* Start DATASET RECORDS *

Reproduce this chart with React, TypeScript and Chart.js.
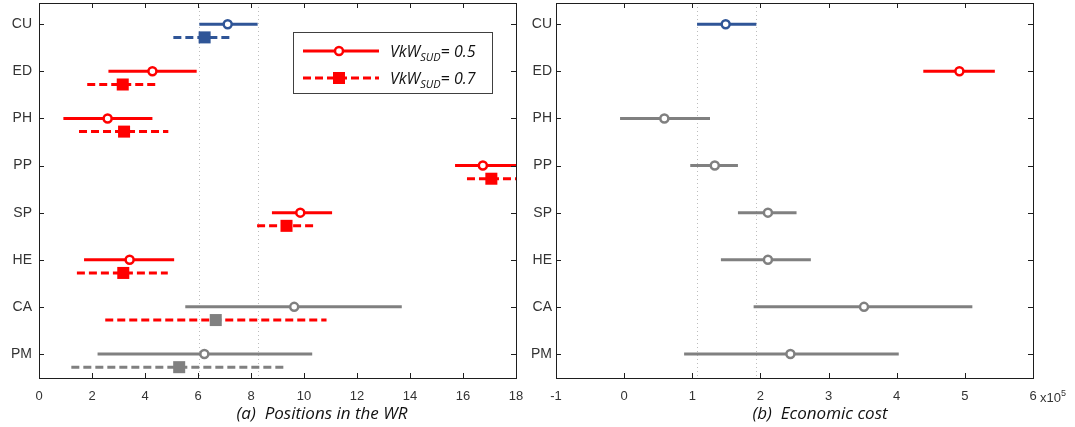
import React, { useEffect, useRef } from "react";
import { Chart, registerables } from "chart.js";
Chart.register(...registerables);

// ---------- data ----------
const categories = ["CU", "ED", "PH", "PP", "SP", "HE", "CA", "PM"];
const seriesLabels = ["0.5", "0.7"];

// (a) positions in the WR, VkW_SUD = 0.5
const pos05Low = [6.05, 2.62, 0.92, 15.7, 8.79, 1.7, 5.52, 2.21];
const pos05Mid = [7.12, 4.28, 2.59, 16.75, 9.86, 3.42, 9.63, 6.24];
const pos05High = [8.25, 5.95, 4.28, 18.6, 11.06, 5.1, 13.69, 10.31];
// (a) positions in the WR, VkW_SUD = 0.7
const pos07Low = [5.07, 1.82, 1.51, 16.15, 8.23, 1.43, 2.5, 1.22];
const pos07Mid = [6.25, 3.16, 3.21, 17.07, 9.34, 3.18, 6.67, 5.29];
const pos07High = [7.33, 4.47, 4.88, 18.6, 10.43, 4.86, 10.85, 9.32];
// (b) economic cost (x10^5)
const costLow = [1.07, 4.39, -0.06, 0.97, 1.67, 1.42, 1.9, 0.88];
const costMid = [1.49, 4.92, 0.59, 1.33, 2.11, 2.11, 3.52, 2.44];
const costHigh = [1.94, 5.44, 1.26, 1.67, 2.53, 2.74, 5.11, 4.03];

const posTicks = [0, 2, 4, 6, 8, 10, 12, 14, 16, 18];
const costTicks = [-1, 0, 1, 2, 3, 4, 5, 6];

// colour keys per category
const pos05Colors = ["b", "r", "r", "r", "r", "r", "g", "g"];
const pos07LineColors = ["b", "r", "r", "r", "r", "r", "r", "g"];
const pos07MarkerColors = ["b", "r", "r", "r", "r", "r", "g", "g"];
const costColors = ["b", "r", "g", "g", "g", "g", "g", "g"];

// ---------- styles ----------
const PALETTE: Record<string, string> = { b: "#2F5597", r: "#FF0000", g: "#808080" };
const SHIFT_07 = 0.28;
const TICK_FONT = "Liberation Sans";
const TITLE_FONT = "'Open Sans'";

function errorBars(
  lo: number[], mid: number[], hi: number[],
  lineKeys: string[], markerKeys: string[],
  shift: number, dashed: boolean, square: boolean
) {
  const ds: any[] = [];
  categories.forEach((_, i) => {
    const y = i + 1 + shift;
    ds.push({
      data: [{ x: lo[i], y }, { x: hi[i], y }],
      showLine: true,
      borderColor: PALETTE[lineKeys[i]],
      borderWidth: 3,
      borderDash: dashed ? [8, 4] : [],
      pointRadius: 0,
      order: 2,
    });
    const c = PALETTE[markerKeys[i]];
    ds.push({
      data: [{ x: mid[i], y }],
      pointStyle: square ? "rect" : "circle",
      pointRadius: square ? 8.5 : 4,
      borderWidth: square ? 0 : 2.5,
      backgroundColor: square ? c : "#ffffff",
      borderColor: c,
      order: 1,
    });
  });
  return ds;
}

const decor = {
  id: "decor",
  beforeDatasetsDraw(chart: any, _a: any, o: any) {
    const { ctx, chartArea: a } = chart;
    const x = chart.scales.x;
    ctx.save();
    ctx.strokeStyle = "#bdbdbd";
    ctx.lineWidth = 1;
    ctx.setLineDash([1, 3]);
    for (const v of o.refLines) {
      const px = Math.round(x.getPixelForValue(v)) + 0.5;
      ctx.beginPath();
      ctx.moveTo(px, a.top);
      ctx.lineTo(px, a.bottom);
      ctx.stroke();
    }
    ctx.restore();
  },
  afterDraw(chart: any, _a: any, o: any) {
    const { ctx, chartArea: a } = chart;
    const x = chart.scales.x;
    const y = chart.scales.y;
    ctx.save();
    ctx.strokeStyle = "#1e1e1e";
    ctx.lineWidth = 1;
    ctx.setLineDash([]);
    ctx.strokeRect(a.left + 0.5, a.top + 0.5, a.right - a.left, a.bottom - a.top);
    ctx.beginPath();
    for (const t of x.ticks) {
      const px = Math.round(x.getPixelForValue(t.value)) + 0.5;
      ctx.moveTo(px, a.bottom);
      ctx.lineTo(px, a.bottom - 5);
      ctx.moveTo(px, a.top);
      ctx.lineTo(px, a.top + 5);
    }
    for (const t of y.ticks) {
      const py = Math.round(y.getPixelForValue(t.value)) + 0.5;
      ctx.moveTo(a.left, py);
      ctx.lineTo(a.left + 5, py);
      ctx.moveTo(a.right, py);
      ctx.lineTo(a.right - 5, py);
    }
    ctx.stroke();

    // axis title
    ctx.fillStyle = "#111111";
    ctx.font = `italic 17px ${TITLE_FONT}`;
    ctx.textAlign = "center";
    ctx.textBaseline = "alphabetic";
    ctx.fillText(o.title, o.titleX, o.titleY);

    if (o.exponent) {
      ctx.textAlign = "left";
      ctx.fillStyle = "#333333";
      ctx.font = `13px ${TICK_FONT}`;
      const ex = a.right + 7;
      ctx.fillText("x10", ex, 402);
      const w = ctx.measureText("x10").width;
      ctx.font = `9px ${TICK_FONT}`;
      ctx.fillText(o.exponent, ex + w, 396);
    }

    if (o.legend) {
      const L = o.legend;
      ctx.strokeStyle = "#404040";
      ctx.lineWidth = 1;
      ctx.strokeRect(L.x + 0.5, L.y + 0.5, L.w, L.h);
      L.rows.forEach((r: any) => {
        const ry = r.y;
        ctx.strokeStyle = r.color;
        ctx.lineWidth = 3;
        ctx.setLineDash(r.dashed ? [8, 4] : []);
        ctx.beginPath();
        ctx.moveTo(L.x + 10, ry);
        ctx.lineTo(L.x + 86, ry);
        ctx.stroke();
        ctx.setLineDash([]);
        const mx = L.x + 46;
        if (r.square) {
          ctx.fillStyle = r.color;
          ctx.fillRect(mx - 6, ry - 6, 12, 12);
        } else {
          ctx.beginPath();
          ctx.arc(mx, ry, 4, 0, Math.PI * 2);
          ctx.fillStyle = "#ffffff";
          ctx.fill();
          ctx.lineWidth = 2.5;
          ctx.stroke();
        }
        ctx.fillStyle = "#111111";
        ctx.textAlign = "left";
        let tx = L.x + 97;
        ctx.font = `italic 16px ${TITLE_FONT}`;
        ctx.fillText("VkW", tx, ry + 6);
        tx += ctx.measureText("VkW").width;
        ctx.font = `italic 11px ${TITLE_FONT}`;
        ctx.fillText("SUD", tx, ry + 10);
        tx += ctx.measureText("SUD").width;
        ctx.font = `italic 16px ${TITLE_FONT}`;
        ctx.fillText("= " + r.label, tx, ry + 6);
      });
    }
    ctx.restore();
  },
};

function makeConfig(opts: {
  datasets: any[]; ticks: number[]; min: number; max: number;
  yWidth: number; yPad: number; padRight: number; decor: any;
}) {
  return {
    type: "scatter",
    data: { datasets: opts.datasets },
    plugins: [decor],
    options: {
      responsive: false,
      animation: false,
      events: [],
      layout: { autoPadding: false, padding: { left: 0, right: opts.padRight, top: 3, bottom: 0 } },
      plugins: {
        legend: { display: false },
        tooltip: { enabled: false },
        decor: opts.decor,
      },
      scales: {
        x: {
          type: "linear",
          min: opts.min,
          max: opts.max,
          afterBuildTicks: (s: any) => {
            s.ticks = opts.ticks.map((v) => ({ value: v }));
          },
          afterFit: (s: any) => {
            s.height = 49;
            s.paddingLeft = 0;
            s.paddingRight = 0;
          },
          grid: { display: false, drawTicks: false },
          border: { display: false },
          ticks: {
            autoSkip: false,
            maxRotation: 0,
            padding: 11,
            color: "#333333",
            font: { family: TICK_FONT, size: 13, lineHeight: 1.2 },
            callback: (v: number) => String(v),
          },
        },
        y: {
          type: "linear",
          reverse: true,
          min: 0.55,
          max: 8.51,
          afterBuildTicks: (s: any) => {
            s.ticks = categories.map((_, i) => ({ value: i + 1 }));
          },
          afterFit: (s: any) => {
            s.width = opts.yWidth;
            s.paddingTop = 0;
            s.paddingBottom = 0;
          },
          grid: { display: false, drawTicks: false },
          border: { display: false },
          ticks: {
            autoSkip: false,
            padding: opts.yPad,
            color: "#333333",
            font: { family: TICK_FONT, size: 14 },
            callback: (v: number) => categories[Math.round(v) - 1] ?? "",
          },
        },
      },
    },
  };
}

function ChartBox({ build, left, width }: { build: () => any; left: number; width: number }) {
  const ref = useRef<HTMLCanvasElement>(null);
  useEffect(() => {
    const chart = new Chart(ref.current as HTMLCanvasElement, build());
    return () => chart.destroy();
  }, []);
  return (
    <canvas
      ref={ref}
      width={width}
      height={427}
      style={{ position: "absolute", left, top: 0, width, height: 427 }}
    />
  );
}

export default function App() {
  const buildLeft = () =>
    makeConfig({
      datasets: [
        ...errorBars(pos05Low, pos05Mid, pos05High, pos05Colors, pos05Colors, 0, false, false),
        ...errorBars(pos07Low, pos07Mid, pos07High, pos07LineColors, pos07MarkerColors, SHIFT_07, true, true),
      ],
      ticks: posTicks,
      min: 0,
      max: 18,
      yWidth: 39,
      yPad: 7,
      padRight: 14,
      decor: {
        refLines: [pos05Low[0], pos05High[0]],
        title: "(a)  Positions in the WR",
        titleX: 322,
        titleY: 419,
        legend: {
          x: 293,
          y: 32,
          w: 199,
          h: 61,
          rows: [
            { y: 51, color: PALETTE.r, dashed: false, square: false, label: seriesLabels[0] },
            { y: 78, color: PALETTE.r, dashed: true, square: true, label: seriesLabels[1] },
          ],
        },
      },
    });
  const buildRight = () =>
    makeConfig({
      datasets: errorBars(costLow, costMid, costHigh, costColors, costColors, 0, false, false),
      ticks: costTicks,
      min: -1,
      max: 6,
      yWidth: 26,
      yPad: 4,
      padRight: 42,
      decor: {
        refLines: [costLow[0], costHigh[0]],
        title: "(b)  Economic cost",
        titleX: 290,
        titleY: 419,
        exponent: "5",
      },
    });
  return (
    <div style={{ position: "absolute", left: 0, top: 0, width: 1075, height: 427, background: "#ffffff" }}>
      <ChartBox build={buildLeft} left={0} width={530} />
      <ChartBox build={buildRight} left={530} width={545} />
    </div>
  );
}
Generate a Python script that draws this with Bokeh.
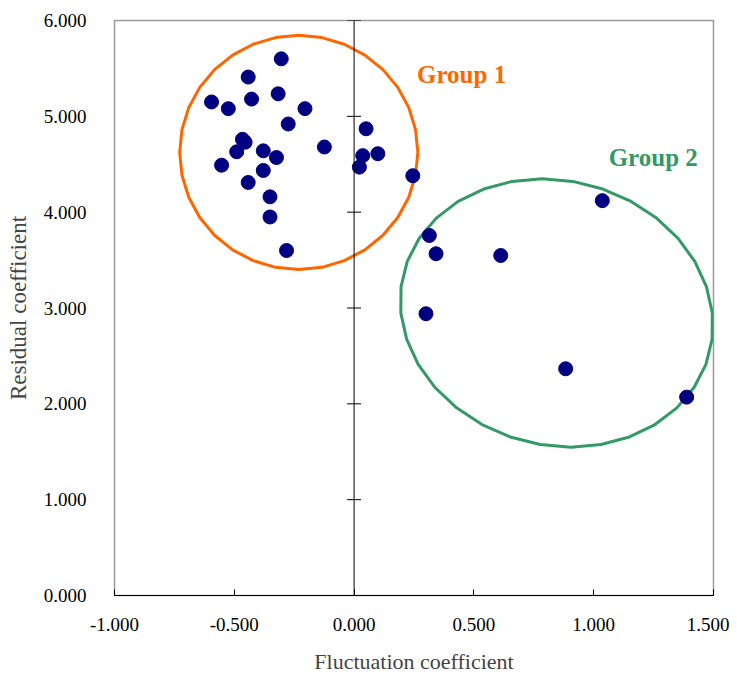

* End DATASET RECORDS *

TASK BRIEF: Every line from the top of the material above through the line with "2.74, 5.11, 4.03];" should be duplicated exactly, please; leave out the pictures.

SOLVED PROBLEM:
Reproduce this chart with React, TypeScript and Chart.js.
import React, { useEffect, useRef } from "react";
import { Chart, registerables } from "chart.js";
Chart.register(...registerables);

// ---------- data ----------
const categories = ["CU", "ED", "PH", "PP", "SP", "HE", "CA", "PM"];
const seriesLabels = ["0.5", "0.7"];

// (a) positions in the WR, VkW_SUD = 0.5
const pos05Low = [6.05, 2.62, 0.92, 15.7, 8.79, 1.7, 5.52, 2.21];
const pos05Mid = [7.12, 4.28, 2.59, 16.75, 9.86, 3.42, 9.63, 6.24];
const pos05High = [8.25, 5.95, 4.28, 18.6, 11.06, 5.1, 13.69, 10.31];
// (a) positions in the WR, VkW_SUD = 0.7
const pos07Low = [5.07, 1.82, 1.51, 16.15, 8.23, 1.43, 2.5, 1.22];
const pos07Mid = [6.25, 3.16, 3.21, 17.07, 9.34, 3.18, 6.67, 5.29];
const pos07High = [7.33, 4.47, 4.88, 18.6, 10.43, 4.86, 10.85, 9.32];
// (b) economic cost (x10^5)
const costLow = [1.07, 4.39, -0.06, 0.97, 1.67, 1.42, 1.9, 0.88];
const costMid = [1.49, 4.92, 0.59, 1.33, 2.11, 2.11, 3.52, 2.44];
const costHigh = [1.94, 5.44, 1.26, 1.67, 2.53, 2.74, 5.11, 4.03];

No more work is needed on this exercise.